Schule für ALLE trotz Corona
Distanzunterricht, Homeschooling und andere Bezeichnungen sind seit rund zwei Jahren zu fragwürdigen Standards geworden. Im Grunde kaschieren sie nur, dass unsere Kinder in den letzten beiden Jahren in ihrer Bildung abgehängt worden sind. Bislang traut sich kaum jemand, ehrlich zu sagen, welche Defizite diese Formen des Unterrichts tatsächlich auslösen, insbesondere auch bei Kindern aus so genannten prekären Verhältnissen, die präsente Schule noch mehr benötigen als andere. Sicherlich gibt es individuelle Unterschiede, aber hinter vorgehaltener Hand lauten die Antworten der Praktiker in aller Regel: diese Unterrichtsformen bringen „wenig bis nichts“. Distanzunterricht ist ein Versuch, der sich als weitgehend untauglich erwiesen hat.
Natürlich gibt es Infektionsschutzerfordernisse, und natürlich kann es auch Quarantäne-Erfordernisse geben, aber Präsenz-Unterricht lässt sich insbesondere für jüngere Kinder oder für Schülerinnen und Schüler aus schwierigen sozialen Verhältnissen nicht ersetzen. „Wir brauchen wieder Präsenzunterricht – so viel und so oft wie möglich“, fordert daher Rainer Becker, Ehrenvorsitzender der Deutschen Kinderhilfe – Die ständige Kindervertretung e. V.
Becker weist darauf hin, dass Schule mehr ist als nur Wissensvermittlung. „Schule ist Bildung, Schule ist Gemeinschaft, Schule ist Solidarität, das Erlernen von sozialem Verhalten. Schule ist in ganz erheblichem Maße auch Schutzraum für Kinder, er bietet ihnen Sicherheit vor Ge-walt und sexueller Gewalt. Doch das alles hat seit den Lockdowns erheblich gelitten“, so Becker. „Schule hilft den Kindern“, verdeutlicht er.
Vergleicht man die Corona-bedingten Schulschließungen in Deutschland mit sechs ausgewählten Ländern Europas im Zeitraum von Januar 2020 bis Mai 2021, liegt Deutschland laut dem IFO-Institut auf dem zweiten Platz der längsten Schulschließungen mit insgesamt 183 Tagen – ein trauriger Spitzenplatz. „Das kann und darf nicht so bleiben“, so Kinderschützer Becker. „Deutschland braucht in Bezug auf unsere Schulen mehr Mut, mehr Gelassenheit und mehr Flexibilität, wobei Flexibilität natürlich auch erfordert, dass die Schulen endlich den Hygiene-Standards entsprechen, die in Zeiten einer Pandemie erforderlich sind.“ Und wenn denn tatsächlich gelegentlich digitaler Unterricht erforderlich sein sollte, dann müssten die Schulträger im Jahr Zwei (!!!) nach dem Digital-Pakt endlich sicherstellen, dass alle Schülerinnen und Schüler über Internet-Anschlüsse und Computer pp. verfügen. „Das muss durch Verankerung im Schulgesetz garantiert sein“, fordert Becker.

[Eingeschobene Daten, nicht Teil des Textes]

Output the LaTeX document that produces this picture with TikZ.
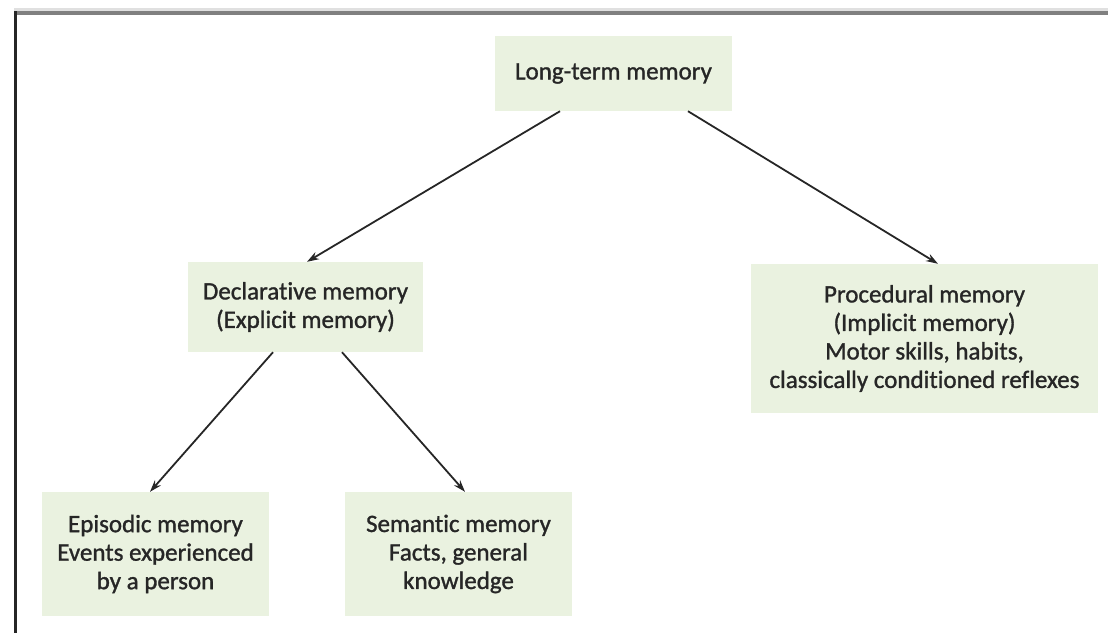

Während der Corona-Pandemie sind die Übergriffe gegen Kinder bis hin zu Tötungsdelikten vor allem durch Lockdowns und Quarantänen stark angestiegen. Allein die Zahl der getöteten Kinder stieg von 2019 auf 2020 um 40 und damit um rund 35 Prozent. „Schlimme Fakten, die wir nicht wegwischen dürfen“, so Becker. „Präsenzunterricht schützt, Gefahren und Verletzungsspuren können eher wahrgenommen und es kann eher und rechtzeitig reagiert werden“, erläutert er.
Natürlich müssen die Kinder, ihre Eltern und andere Akteure bei so wichtigen Fragen wie der Rückkehr zu mehr Präsenz-Unterricht „abgeholt“ und „mitgenommen“ werden. Hier regt die Deutsche Kinderhilfe runde Tische in den Bildungsministerien der Länder an, um gemeinsame Lösungsstrategien zu entwickeln, die von allen mitgetragen werden und trotzdem den erforderlichen Hygienestandards entsprechen.